Après l'immense succès de leur Nozze di Figaro de février 2005 à l'Atelier d'opéra de l'Université de Montréal, Jean-François Rivest, le chef de l'Orchestre de l'UdM, et le metteur en scène Benoît Brière se devaient de nous donner Don Giovanni. C'est fait: il s'agit d'un spectacle magnifique mais très long, qui totalise plus de trois heures, avec des dialogues qui n'en finissent plus et un seul entracte de 20 minutes.

Encore une fois, la salle Claude-Champagne est transformée en théâtre lyrique selon l'heureuse formule établie: une vaste plateforme de jeu surplombe la scène et celle-ci devient fosse d'orchestre; l'action se déploie occasionnellement jusque dans les deux loges latérales.

 

La mise en scène de Brière, lui-même comédien, est celle d'un homme de théâtre, mais d'un homme de théâtre qui tient toujours compte de l'aspect musical et vocal - Rivest ne tolérerait jamais qu'il en soit autrement! - et qui respecte certaines traditions sans tomber dans le conventionnel. Son Don Giovanni se déroule en costumes d'époque, comme cela se faisait avant les fameuses et inutiles tentatives de «modernisation», et il reste parfaitement convaincant. Quel réconfort après le Macbeth défiguré de M. Cyr!

Brière anime continuellement le plateau et fait jouer tous ses sujets avec un parfait naturel. Ainsi, Donna Elvira, rejetée par Don Juan qu'elle s'entête à relancer, est vraiment présentée comme une folle. Tous les personnages sont d'ailleurs caractérisés avec force. C'est du moins l'impression que donne la distribution de la première, mercredi soir, et qui revient ce soir.

On y a vu et entendu, dans le rôle-titre, un baryton de 21 ans, Jean-Michel Richer (le même âge que le créateur, Luigi Bassi), qui a pourtant l'air d'un homme de 35 ans, projette une voix déjà ferme bien qu'appelée à se développer, et qui joue le personnage de Don Juan avec toute la séduction et le cynisme d'un chanteur d'expérience.

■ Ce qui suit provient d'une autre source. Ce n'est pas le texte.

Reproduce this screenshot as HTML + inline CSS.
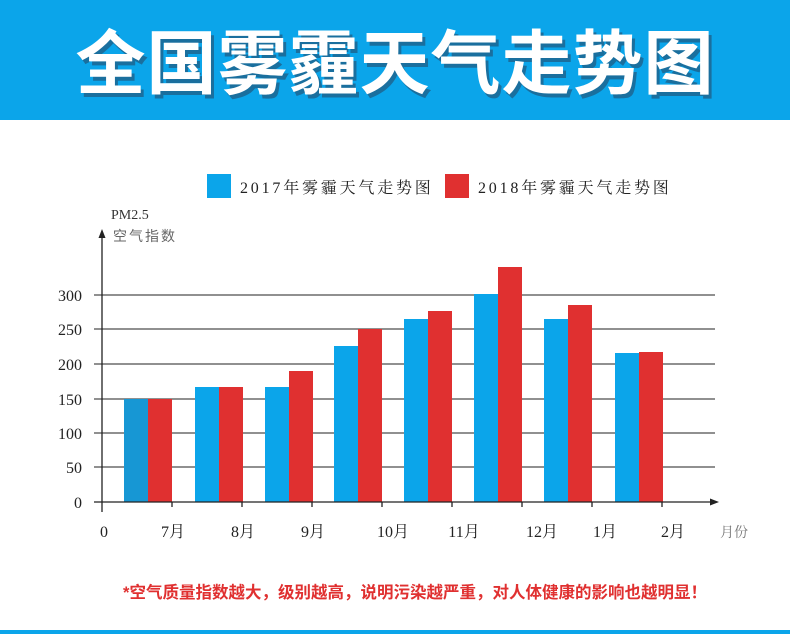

En fait, le spectacle ne nous apporte aucune révélation d'ordre vocal, bien qu'il faille signaler l'endurance de tous ces débutants à traverser une partition d'une telle difficulté. Kristin Hoff (Donna Elvira) est simplement correcte, Kyra Folk-Farber (Donna Anna) a une voix assez dure, David-Olivier Chénard (Leporello) est un baryton assez quelconque. Je dirais même que Andrzej Stec (Don Ottavio) et Mark Wells (Masetto) ont une façon de chanter qui correspond tout à fait aux personnages niais qu'ils incarnent. Ce qui est peut-être voulu.

De l'ensemble se détache, pour la voix et surtout le jeu, Samantha Louis-Jean, en Zerlina. La scène où Don Juan la séduit en pleines noces est génialement menée, comme l'est celle où Zerlina cherche à ramener à elle son pauvre Masetto ridiculisé.

Les différents lieux de l'action sont projetés sur un immense écran devant lequel jouent les interprètes. Les costumes sont bien choisis, sauf celui de Leporello, qui lui donne l'air d'un clochard. L'apparition de la statue du Commandeur, à la fin, est toujours un problème et c'est encore le cas ici.

Au pupitre, Rivest tire de l'OUM une extraordinaire puissance dramatique, et ce dès l'ouverture où tonne déjà l'orage qui emportera le séducteur. Rivest a choisi la version originale de 1787, ce qui nous prive des airs «Dalla sua pace» (d'Ottavio) et «Mi tradi» (d'Elvira) ajoutés à Vienne l'année suivante.

_____________________________________________________________________________________

DON GIOVANNI, opéra en deux actes, livret de Lorenzo da Ponte, musique de Wolfgang Amadeus Mozart, K. 527 (1787). Production: Atelier d'opéra de l'Université de Montréal. Salle Claude-Champagne de l'UdM. Première mercredi soir. Autres représentations: auj. et dem., 19h30. Avec surtitres français et anglais. Mise en scène: Benoît Brière. Décors et costumes: Judy Jonker. Éclairages: Nicolas Ricard. Choeur de l'Atelier d'opéra et Orchestre de l'Université de Montréal. Direction musicale: Jean-François Rivest.